SUPPLIED DATA:

- - - - -

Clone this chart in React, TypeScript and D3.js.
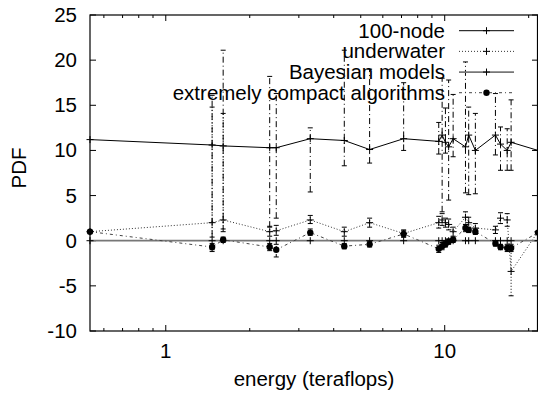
import React, { useEffect, useRef } from "react";
import * as d3 from "d3";

// x positions (energy, teraflops) shared by every series
const ENERGY = [0.535, 1.466, 1.606, 2.358, 2.489, 3.296, 4.365, 5.38, 7.125, 9.52, 9.79, 10.06, 10.33, 10.72, 11.87, 12.19, 12.88, 15.2, 15.85, 16.75, 17.3, 21.6];

// 100-node
const NODE_Y = [11.2, 10.6, 10.5, 10.3, 10.3, 11.3, 11.1, 10.1, 11.3, 11.0, 11.7, 10.9, 10.4, 11.3, 10.4, 11.7, 10.0, 11.7, 10.7, 10.0, 10.9, 10.0];
const NODE_LO = [11.2, -1.0, 1.0, 1.5, 2.5, 5.4, 8.3, 8.6, 10.0, 9.6, 3.2, 9.7, 4.5, 9.3, 5.3, 5.1, 5.2, 9.5, 7.8, 7.8, 7.8, 10.0];
const NODE_HI = [11.2, 16.1, 21.1, 18.2, 16.3, 12.5, 21.1, 19.0, 17.5, 13.1, 18.0, 14.7, 17.8, 16.2, 19.8, 14.8, 14.1, 16.3, 12.6, 12.4, 15.6, 10.0];

// underwater
const UW_Y = [1.0, 2.0, 2.3, 1.0, 1.1, 2.3, 1.0, 2.0, 0.8, 2.0, 2.3, 2.0, 1.8, 1.0, 2.6, 2.0, 1.4, 1.2, 2.5, 2.3, -3.4, 1.0];
const UW_LO = [1.0, 0.4, 1.3, 0.5, 0.6, 1.9, 0.5, 1.5, 0.4, 1.4, 1.7, 1.5, 1.2, 0.5, 1.8, 1.4, 0.9, 0.8, 1.9, 1.6, -6.1, 1.0];
const UW_HI = [1.0, 14.8, 14.1, 1.6, 1.7, 2.8, 1.5, 2.5, 1.2, 2.7, 3.0, 2.5, 2.4, 1.5, 3.2, 2.6, 1.9, 1.6, 3.1, 3.0, -1.0, 1.0];

// Bayesian models
const BAYES_Y = [0, 0, 0, 0, 0, 0, 0, 0, 0, 0, 0, 0, 0, 0, 0, 0, 0, 0, 0, 0, 0, 0];

// extremely compact algorithms
const ECA_Y = [1.0, -0.7, 0.1, -0.7, -1.0, 0.9, -0.6, -0.4, 0.75, -0.9, -0.6, -0.4, -0.1, 0.1, 1.4, 1.2, 1.0, -0.3, -0.7, -0.8, -0.8, 0.9];
const ECA_LO = [1.0, -1.2, -0.2, -1.1, -1.8, 0.6, -0.9, -0.7, 0.4, -1.3, -1.0, -0.7, -0.4, -0.2, 1.0, 0.9, 0.7, -0.6, -1.0, -1.2, -1.2, 0.9];
const ECA_HI = [1.0, -0.3, 0.4, -0.3, -0.4, 1.3, -0.3, -0.1, 1.1, -0.5, -0.2, -0.1, 0.2, 0.4, 1.8, 1.5, 1.3, 0.0, -0.4, -0.4, -0.4, 0.9];

const SERIES_NAMES = ["100-node", "underwater", "Bayesian models", "extremely compact algorithms"];
const Y_TICKS = [-10, -5, 0, 5, 10, 15, 20, 25];
const X_TICK_LABELS = [1, 10];
const X_MINOR = [0.6, 0.7, 0.8, 0.9, 2, 3, 4, 5, 6, 7, 8, 9, 20];

const FONT = "'Liberation Sans', Arial, Helvetica, sans-serif";

const App = () => {
  const svgRef = useRef<SVGSVGElement>(null);

  useEffect(() => {
    const svg = d3.select(svgRef.current);
    svg.selectAll("*").remove();

    const left = 90, right = 538, top = 15, bottom = 331;
    const x = d3.scaleLog().domain([0.535, 21.6]).range([left, right]);
    const y = d3.scaleLinear().domain([-10, 25]).range([bottom, top]);

    // frame
    svg.append("rect")
      .attr("x", left).attr("y", top)
      .attr("width", right - left - 0.5).attr("height", bottom - top)
      .attr("fill", "none").attr("stroke", "#000").attr("stroke-width", 1.2);

    // y ticks, mirrored on the right
    Y_TICKS.forEach(t => {
      const yy = y(t);
      svg.append("line").attr("x1", left).attr("x2", left + 6).attr("y1", yy).attr("y2", yy).attr("stroke", "#000");
      svg.append("line").attr("x1", right - 6).attr("x2", right).attr("y1", yy).attr("y2", yy).attr("stroke", "#000");
      svg.append("text")
        .attr("x", 77).attr("y", yy + 7)
        .attr("text-anchor", "end")
        .style("font-family", FONT).style("font-size", "20.5px")
        .text(t);
    });

    // x ticks (log), mirrored on top
    X_TICK_LABELS.forEach(t => {
      const xx = x(t);
      svg.append("line").attr("x1", xx).attr("x2", xx).attr("y1", bottom).attr("y2", bottom - 6).attr("stroke", "#000");
      svg.append("line").attr("x1", xx).attr("x2", xx).attr("y1", top).attr("y2", top + 6).attr("stroke", "#000");
      svg.append("text")
        .attr("x", xx).attr("y", 358)
        .attr("text-anchor", "middle")
        .style("font-family", FONT).style("font-size", "20.5px")
        .text(t);
    });
    X_MINOR.forEach(t => {
      const xx = x(t);
      svg.append("line").attr("x1", xx).attr("x2", xx).attr("y1", bottom).attr("y2", bottom - 3).attr("stroke", "#000");
      svg.append("line").attr("x1", xx).attr("x2", xx).attr("y1", top).attr("y2", top + 3).attr("stroke", "#000");
    });

    // axis titles
    svg.append("text")
      .attr("x", 314).attr("y", 386)
      .attr("text-anchor", "middle")
      .style("font-family", FONT).style("font-size", "20.5px")
      .text("energy (teraflops)");
    svg.append("text")
      .attr("transform", "translate(26,168) rotate(-90)")
      .attr("text-anchor", "middle")
      .style("font-family", FONT).style("font-size", "20.5px")
      .text("PDF");

    const series = [
      { name: SERIES_NAMES[0], ys: NODE_Y, lo: NODE_LO, hi: NODE_HI, stroke: "#000", width: 1, dash: null, barDash: "6,3,1,3", marker: "plus" },
      { name: SERIES_NAMES[1], ys: UW_Y, lo: UW_LO, hi: UW_HI, stroke: "#333", width: 1, dash: "1,2", barDash: "1,2", marker: "plus" },
      { name: SERIES_NAMES[2], ys: BAYES_Y, lo: BAYES_Y, hi: BAYES_Y, stroke: "#777", width: 1.8, dash: null, barDash: null, marker: "plus" },
      { name: SERIES_NAMES[3], ys: ECA_Y, lo: ECA_LO, hi: ECA_HI, stroke: "#444", width: 1, dash: "3,3,1,3", barDash: "3,2,1,2", marker: "circle" },
    ];

    const lineGen = d3.line<number>()
      .x((d, i) => x(ENERGY[i]))
      .y(d => y(d));

    const drawMarker = (g, cx, cy, type, stroke) => {
      if (type === "circle") {
        g.append("circle").attr("cx", cx).attr("cy", cy).attr("r", 3.2).attr("fill", "#000");
      } else {
        g.append("line").attr("x1", cx - 3.5).attr("x2", cx + 3.5).attr("y1", cy).attr("y2", cy).attr("stroke", "#000").attr("stroke-width", 1);
        g.append("line").attr("x1", cx).attr("x2", cx).attr("y1", cy - 3.5).attr("y2", cy + 3.5).attr("stroke", "#000").attr("stroke-width", 1);
      }
    };

    series.forEach(s => {
      const g = svg.append("g");
      // error bars
      ENERGY.forEach((e, i) => {
        if (s.hi[i] === s.lo[i]) return;
        const xx = x(e);
        g.append("line")
          .attr("x1", xx).attr("x2", xx)
          .attr("y1", y(s.lo[i])).attr("y2", y(s.hi[i]))
          .attr("stroke", "#000").attr("stroke-width", 1)
          .attr("stroke-dasharray", s.barDash);
        [s.lo[i], s.hi[i]].forEach(v => {
          g.append("line")
            .attr("x1", xx - 2.5).attr("x2", xx + 2.5)
            .attr("y1", y(v)).attr("y2", y(v))
            .attr("stroke", "#000").attr("stroke-width", 1);
        });
      });
      g.append("path")
        .attr("d", lineGen(s.ys))
        .attr("fill", "none")
        .attr("stroke", s.stroke)
        .attr("stroke-width", s.width)
        .attr("stroke-dasharray", s.dash);
      ENERGY.forEach((e, i) => drawMarker(g, x(e), y(s.ys[i]), s.marker, s.stroke));
    });

    // legend
    const legend = svg.append("g");
    series.forEach((s, i) => {
      const cy = 30.7 + i * 20.67;
      legend.append("text")
        .attr("x", 445).attr("y", cy + 7)
        .attr("text-anchor", "end")
        .style("font-family", FONT).style("font-size", "20.5px")
        .text(s.name);
      legend.append("line")
        .attr("x1", 459).attr("x2", 514).attr("y1", cy).attr("y2", cy)
        .attr("stroke", s.stroke).attr("stroke-width", s.width)
        .attr("stroke-dasharray", s.dash);
      drawMarker(legend, 486.5, cy, s.marker, s.stroke);
    });
  }, []);

  return (
    <svg ref={svgRef} width={538} height={396} style={{ position: "absolute", left: 0, top: 0, background: "#fff" }}></svg>
  );
};

export default App;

- - - - -

EXERCISE AIM: Skip every picture and return the lines above from the top through the one that contains "import * as".

FINISHED EXERCISE:
Clone this chart in React, TypeScript and D3.js.
import React, { useEffect, useRef } from "react";
import * as d3 from "d3";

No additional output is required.